Rewrite Trigonometric Expressions

[nycmathguy]

Section 5.4

I need help with 91 and 93.

 

[MathLover1]

write the trigonometric expressions in the following forms:
a) sqrt(a^2+b^2)*sin(B*theta +C)
b) sqrt(a^2+b^2)*cos(B*theta-C)

a* sin θ + b* cos θ ≡ R sin (θ + α) where R=sqrt(a^2+b^2)

91.
given: sin(θ )+cos(θ )

a)
sin(θ )+cos(θ ) =>a=1 and b=1, C=arctan (a/b)=arctan (1/1)=π/4

then r=sqrt(a^2+b^2)=sqrt(1^2+1^2)=sqrt(2)
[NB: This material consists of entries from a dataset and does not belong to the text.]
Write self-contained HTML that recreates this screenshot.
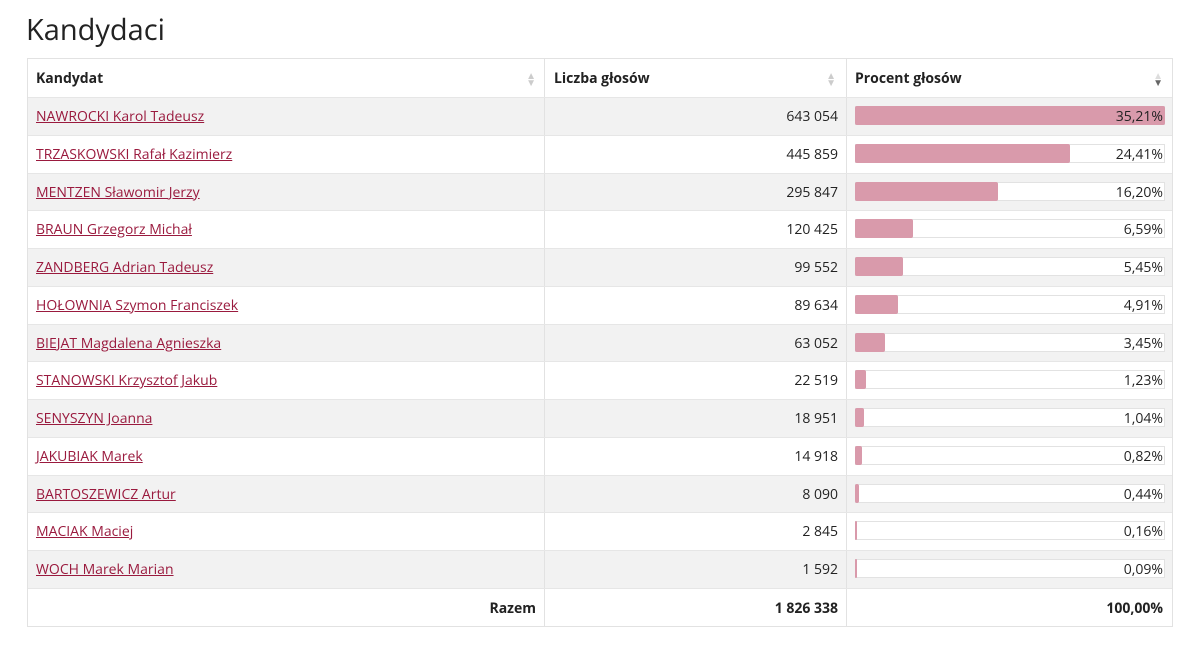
<!DOCTYPE html>
<html><head><meta charset="utf-8"><style>
body{margin:0;width:1200px;height:657px;background:#fff;font-family:"Open Sans","Liberation Sans",sans-serif;color:#222;position:relative;overflow:hidden}
h1{position:absolute;left:26px;top:10px;margin:0;font-weight:400;font-size:29px;color:#222}
.tbl{position:absolute;left:27px;top:58px;width:1146px;border:1px solid #e2e2e2;box-sizing:border-box}
.row{position:relative;height:37.75px;border-top:1px solid #e6e6e6;box-sizing:border-box;font-size:14px}
.row:first-child{border-top:none;height:38px}
.row.g{background:#f2f2f2}
.c1,.c2,.c3{position:absolute;top:0;height:100%;box-sizing:border-box}
.c1{left:0;width:516px;padding-left:8px;line-height:37px}
.c2{left:516px;width:302px;border-left:1px solid #e2e2e2;text-align:right;padding-right:8px;line-height:37px}
.c3{left:818px;width:327px;border-left:1px solid #e2e2e2}
a{color:#9a1a3e;text-decoration:underline}
.hd{font-weight:bold;font-size:14px}
.hd .c1,.hd .c2,.hd .c3 span{line-height:39px}
.bar{position:absolute;left:8px;top:8px;width:310px;height:19px;background:#fff;border:1px solid #e2e2e2;box-sizing:border-box}
.fill{position:absolute;left:-1px;top:-1px;bottom:-1px;background:#d99aab;border-radius:2px}
.pct{position:absolute;right:10px;top:0;line-height:37px}
.arr{position:absolute;right:10px;top:13px;color:#ccc;font-size:10px;line-height:7px !important;text-align:center}
</style></head><body>
<h1>Kandydaci</h1>
<div class="tbl">
<div class="row hd"><div class="c1">Kandydat<span class="arr" style="right:8px">▲<br>▼</span></div><div class="c2" style="text-align:left;padding-left:9px">Liczba głosów<span class="arr">▲<br>▼</span></div><div class="c3"><span style="position:absolute;left:8px">Procent głosów</span><span class="arr"><span style="color:#ddd;line-height:7px">▲</span><br><span style="color:#666;line-height:7px">▼</span></span></div></div>
<div id="rows"></div>
<div class="row hd"><div class="c1" style="text-align:right;padding-right:8px">Razem</div><div class="c2">1 826 338</div><div class="c3"><span class="pct">100,00%</span></div></div>
</div>
<script>
var d=[["NAWROCKI Karol Tadeusz","643 054",35.21],["TRZASKOWSKI Rafał Kazimierz","445 859",24.41],["MENTZEN Sławomir Jerzy","295 847",16.20],["BRAUN Grzegorz Michał","120 425",6.59],["ZANDBERG Adrian Tadeusz","99 552",5.45],["HOŁOWNIA Szymon Franciszek","89 634",4.91],["BIEJAT Magdalena Agnieszka","63 052",3.45],["STANOWSKI Krzysztof Jakub","22 519",1.23],["SENYSZYN Joanna","18 951",1.04],["JAKUBIAK Marek","14 918",0.82],["BARTOSZEWICZ Artur","8 090",0.44],["MACIAK Maciej","2 845",0.16],["WOCH Marek Marian","1 592",0.09]];
var h="";d.forEach(function(r,i){var w=Math.max(2,r[2]/35.21*310);h+='<div class="row'+(i%2==0?' g':'')+'"><div class="c1"><a>'+r[0]+'</a></div><div class="c2">'+r[1]+'</div><div class="c3"><div class="bar"><div class="fill" style="width:'+w+'px"></div></div><span class="pct">'+r[2].toFixed(2).replace('.',',')+'%</span></div></div>';});
document.getElementById("rows").outerHTML=h;
</script>
</body></html>
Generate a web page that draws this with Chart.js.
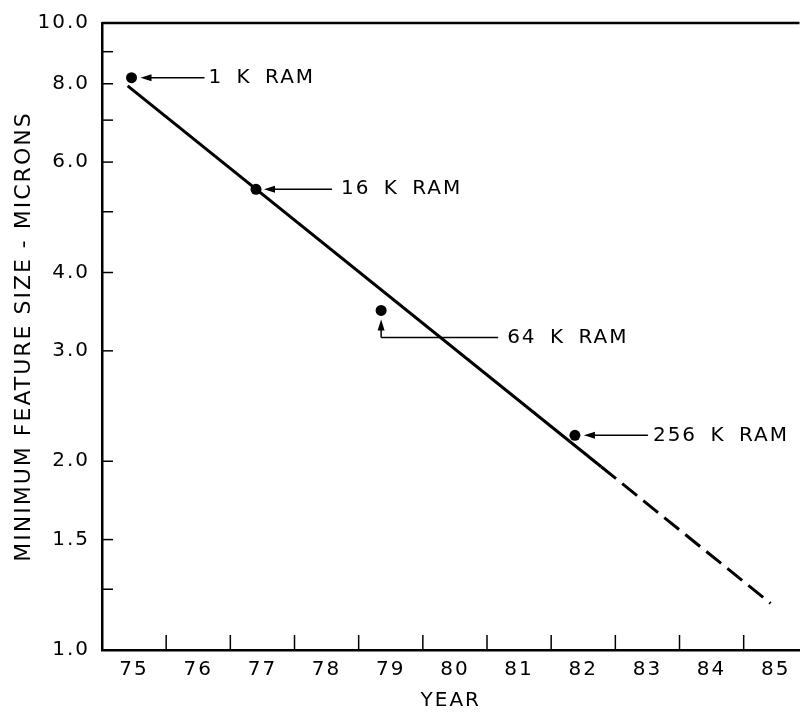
<!DOCTYPE html>
<html>
<head>
<meta charset="utf-8">
<script src="https://cdn.jsdelivr.net/npm/chart.js@4.4.1/dist/chart.umd.min.js"></script>
<style>
  html, body { margin: 0; padding: 0; background: #fff; }
</style>
</head>
<body>
<canvas id="chart" width="805" height="713"></canvas>
<script>
// RAM generations and their minimum feature size (microns)
const ramLabels = ['1 K RAM', '16 K RAM', '64 K RAM', '256 K RAM'];
const ramYears = [74.96, 76.90, 78.85, 81.87];
const ramSizes = [8.18, 5.43, 3.48, 2.20];

// trend line: solid up to the second point, dashed projection after
const trendYears = [74.90, 82.28, 84.92];
const trendSizes = [7.94, 1.96, 1.187];

// axis ticks
const xLabels = [75, 76, 77, 78, 79, 80, 81, 82, 83, 84, 85];
const xMinorTicks = [75.5, 76.5, 77.5, 78.5, 79.5, 80.5, 81.5, 82.5, 83.5, 84.5];
const yTickValues = [1, 1.5, 2, 3, 4, 6, 8, 10];
const yMinorTicks = [1.25, 5, 7, 9];

// how each callout is drawn (pixel offsets from its dot)
const leaders = [
    { dir: 'left', tip: 9, end: 73, gap: 4 },
    { dir: 'left', tip: 8, end: 76, gap: 9 },
    { dir: 'up', tip: 9, corner: 27, end: 117, gap: 9 },
    { dir: 'left', tip: 9, end: 73, gap: 5 }
];

const FONT = '"DejaVu Sans", "Liberation Sans", sans-serif';

function arrowHead(ctx, x, y, dir) {
    ctx.beginPath();
    ctx.moveTo(x, y);
    if (dir == 'left') {
        ctx.lineTo(x + 11, y - 3.5);
        ctx.lineTo(x + 11, y + 3.5);
    } else {
        ctx.lineTo(x - 3.5, y + 11);
        ctx.lineTo(x + 3.5, y + 11);
    }
    ctx.closePath();
    ctx.fill();
}

function line(ctx, x1, y1, x2, y2) {
    ctx.beginPath();
    ctx.moveTo(x1, y1);
    ctx.lineTo(x2, y2);
    ctx.stroke();
}

//Inward tick marks, top frame line and the RAM callouts
const marksPlugin = {
    id: 'marks',
    beforeLayout(chart) { chart.ctx.letterSpacing = '2px'; },
    beforeDraw(chart) { chart.ctx.letterSpacing = '2px'; },
    afterDraw(chart) {
        const ctx = chart.ctx;
        const a = chart.chartArea;
        const x = chart.scales.x;
        const y = chart.scales.y;
        ctx.save();
        ctx.strokeStyle = '#000';
        ctx.fillStyle = '#000';

        ctx.lineWidth = 2.5;
        line(ctx, a.left, a.top, a.right, a.top);

        ctx.lineWidth = 1.5;
        xMinorTicks.forEach(v => {
            const px = x.getPixelForValue(v);
            line(ctx, px, a.bottom, px, a.bottom - 15);
        });
        yTickValues.concat(yMinorTicks).forEach(v => {
            if (v == 1 || v == 10) return;
            const py = y.getPixelForValue(v);
            line(ctx, a.left, py, a.left + 11, py);
        });

        ctx.font = '20px ' + FONT;
        ctx.letterSpacing = '2px';
        ctx.wordSpacing = '5px';
        ctx.textBaseline = 'middle';
        ctx.textAlign = 'left';
        ramLabels.forEach((label, i) => {
            const l = leaders[i];
            const px = x.getPixelForValue(ramYears[i]);
            const py = y.getPixelForValue(ramSizes[i]);
            let ty = py;
            if (l.dir == 'left') {
                arrowHead(ctx, px + l.tip, py, 'left');
                line(ctx, px + l.tip + 8, py, px + l.end, py);
            } else {
                ty = py + l.corner;
                arrowHead(ctx, px, py + l.tip, 'up');
                line(ctx, px, py + l.tip + 8, px, ty);
                line(ctx, px, ty, px + l.end, ty);
            }
            ctx.fillText(label, px + l.end + l.gap, ty);
        });
        ctx.restore();
    }
};

let ctx = document.getElementById('chart').getContext('2d');

window.chart = new Chart(ctx, {
    type: 'scatter',
    data: {
        datasets: [{
            label: 'trend',
            data: trendYears.map((v, i) => ({ x: v, y: trendSizes[i] })),
            showLine: true,
            borderColor: '#000',
            borderWidth: 3,
            pointRadius: 0,
            segment: {
                borderDash: c => c.p0DataIndex >= 1 ? [19, 8] : undefined
            }
        }, {
            label: 'RAM',
            data: ramYears.map((v, i) => ({ x: v, y: ramSizes[i] })),
            backgroundColor: '#000',
            borderWidth: 0,
            pointRadius: 5.5
        }]
    },
    options: {
        responsive: false,
        animation: false,
        layout: { padding: { top: 23, left: 0, right: 0, bottom: 0 } },
        plugins: {
            legend: { display: false },
            tooltip: { enabled: false }
        },
        scales: {
            x: {
                type: 'linear',
                min: 74.5,
                max: 85.37,
                grid: { display: false },
                border: { display: true, color: '#000', width: 2.5 },
                afterBuildTicks: axis => { axis.ticks = xLabels.map(v => ({ value: v })); },
                afterFit: axis => { axis.height = 63; },
                ticks: {
                    autoSkip: false,
                    maxRotation: 0,
                    padding: 0,
                    color: '#000',
                    font: { family: FONT, size: 20 },
                    callback: v => String(v)
                },
                title: {
                    display: true,
                    text: 'YEAR',
                    color: '#000',
                    font: { family: FONT, size: 20 },
                    padding: { top: 0, bottom: 0 }
                }
            },
            y: {
                type: 'logarithmic',
                min: 1,
                max: 10,
                grid: { display: false },
                border: { display: true, color: '#000', width: 2.5 },
                afterBuildTicks: axis => { axis.ticks = yTickValues.map(v => ({ value: v })); },
                afterFit: axis => { axis.width = 102; },
                ticks: {
                    padding: 4,
                    color: '#000',
                    font: { family: FONT, size: 20 },
                    callback: v => Number(v).toFixed(1)
                },
                title: {
                    display: true,
                    text: 'MINIMUM FEATURE SIZE - MICRONS',
                    color: '#000',
                    font: { family: FONT, size: 22 },
                    padding: { top: 11, bottom: 0 }
                }
            }
        }
    },
    plugins: [marksPlugin]
});
</script>
</body>
</html>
sin(theta)+cos(theta) =sqrt(2) sin(θ + π/4)

b)
sin(θ )+cos(θ ) =sqrt(2)*cos(theta-π/4)

93. you can do it same way

 

[nycmathguy]

write the trigonometric expressions in the following forms:
a) sqrt(a^2+b^2)*sin(B*theta +C)
b) sqrt(a^2+b^2)*cos(B*theta-C)

a* sin θ + b* cos θ ≡ R sin (θ + α) where R=sqrt(a^2+b^2)

91.
given: sin(θ )+cos(θ )

a)
sin(θ )+cos(θ ) =>a=1 and b=1, C=arctan (a/b)=arctan (1/1)=π/4

then r=sqrt(a^2+b^2)=sqrt(1^2+1^2)=sqrt(2)

sin(theta)+cos(theta) =sqrt(2) sin(θ + π/4)

b)
sin(θ )+cos(θ ) =sqrt(2)*cos(theta-π/4)

93. you can do it same way

You said:

sin(θ )+cos(θ ) =>a=1 and b=1, C=arctan (a/b)=arctan (1/1)=π/4

Where did C come from?

Check out the link below.

Verify an Identity

 

[nycmathguy]

write the trigonometric expressions in the following forms:
a) sqrt(a^2+b^2)*sin(B*theta +C)
b) sqrt(a^2+b^2)*cos(B*theta-C)

a* sin θ + b* cos θ ≡ R sin (θ + α) where R=sqrt(a^2+b^2)

91.
given: sin(θ )+cos(θ )

a)
sin(θ )+cos(θ ) =>a=1 and b=1, C=arctan (a/b)=arctan (1/1)=π/4

then r=sqrt(a^2+b^2)=sqrt(1^2+1^2)=sqrt(2)

sin(theta)+cos(theta) =sqrt(2) sin(θ + π/4)

b)
sin(θ )+cos(θ ) =sqrt(2)*cos(theta-π/4)

93. you can do it same way

Moving forward, I will post questions for which Ron Larson and David Cohen (two different precalculus books) provide sample problems for. This makes a lot more sense than randomly selecting a bunch of problems for which there is nothing for me to use as a guide to answer similar problems. I am also wasting lots of time answering questions that are beyond my level of mathematics. So, skipping 93 here makes sense.